Here in Australia, we talk of a hypothetical non-mining recovery. Led by what? Tourism and education? Rising consumption? These are the usual answers trotted out.
As great as all this would be, it’s nowhere near enough. Not enough to offset the decline in commodity revenues. Which explains why Australia’s growth rate plunged to just 0.3% in the second quarter to June.
The same thing is happening in China.
People want to believe that consumers can offset China’s slumping trade, which fell 8.3% year on year. That it can make up for plunging factory output, which has fallen seven straight months. That these economic indicators are down despite aggressive monetary easing on the part of Chinese policymakers.
I wouldn’t bet on it.
Retail propped up by easy credit aside, China’s economy isn’t showing concrete improvement.
Until it does, commodity currencies will flatten and decline. Yesterday’s massive selloffs across the Aussie mining sector should tell you as much.
Where’s the Aussie dollar heading?
Because of this, you shouldn’t expect the Aussie to trade higher than US$0.72 again this year. I still see it finishing the year closer to US$0.65. But it will probably trade in a band between US$0.67–0.70.
But to hit that low, a few things needs to happen, all of which I believe are lock ins.
For one, US rates will have remained steady at 0.25%. Rising interest rates will actually help the Aussie dollar weaken. But I don’t see any movement on this until next year. At least not until the outlook for the global economy clears up.
Two, commodity prices won’t have seen any rebound. If anything, they’ll trend lower from present levels.

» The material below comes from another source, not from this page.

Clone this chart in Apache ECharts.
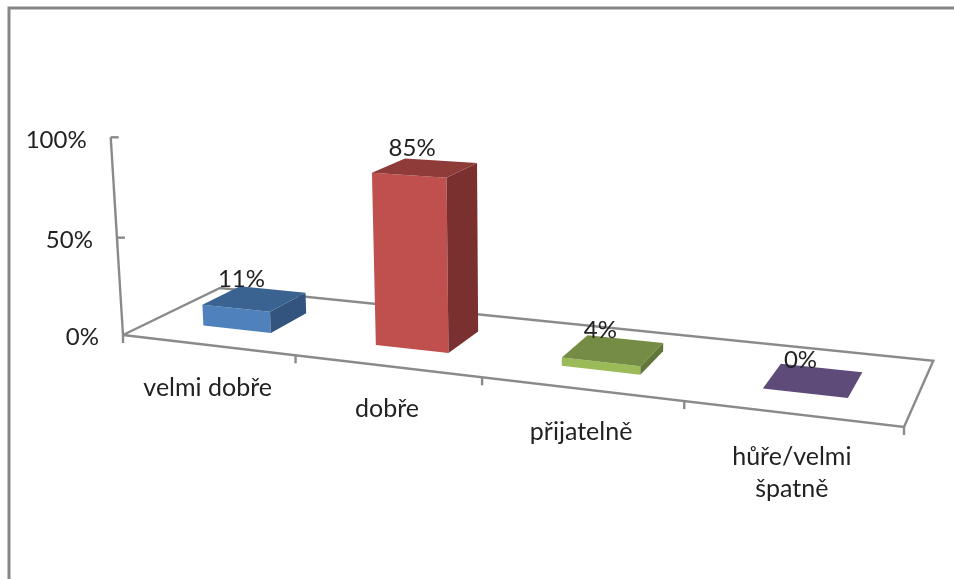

Market share strategies, which increases global supply levels, aren’t going away.
And finally, the RBA will have to cut rates again, by at least 0.25%. Again, this will depend on how badly the economy fared in Q3. If it does slash rates, then US$0.65 is a real likelihood this year. Especially if it’s combined with the two factors I mentioned above.
The Aussie is trading at a middle ground of US$0.70 this morning. If Goldman is right about a US$0.75 dollar, the global economy will be improving by the end of the year. If it’s wrong, you’ll know exactly how bad things are getting.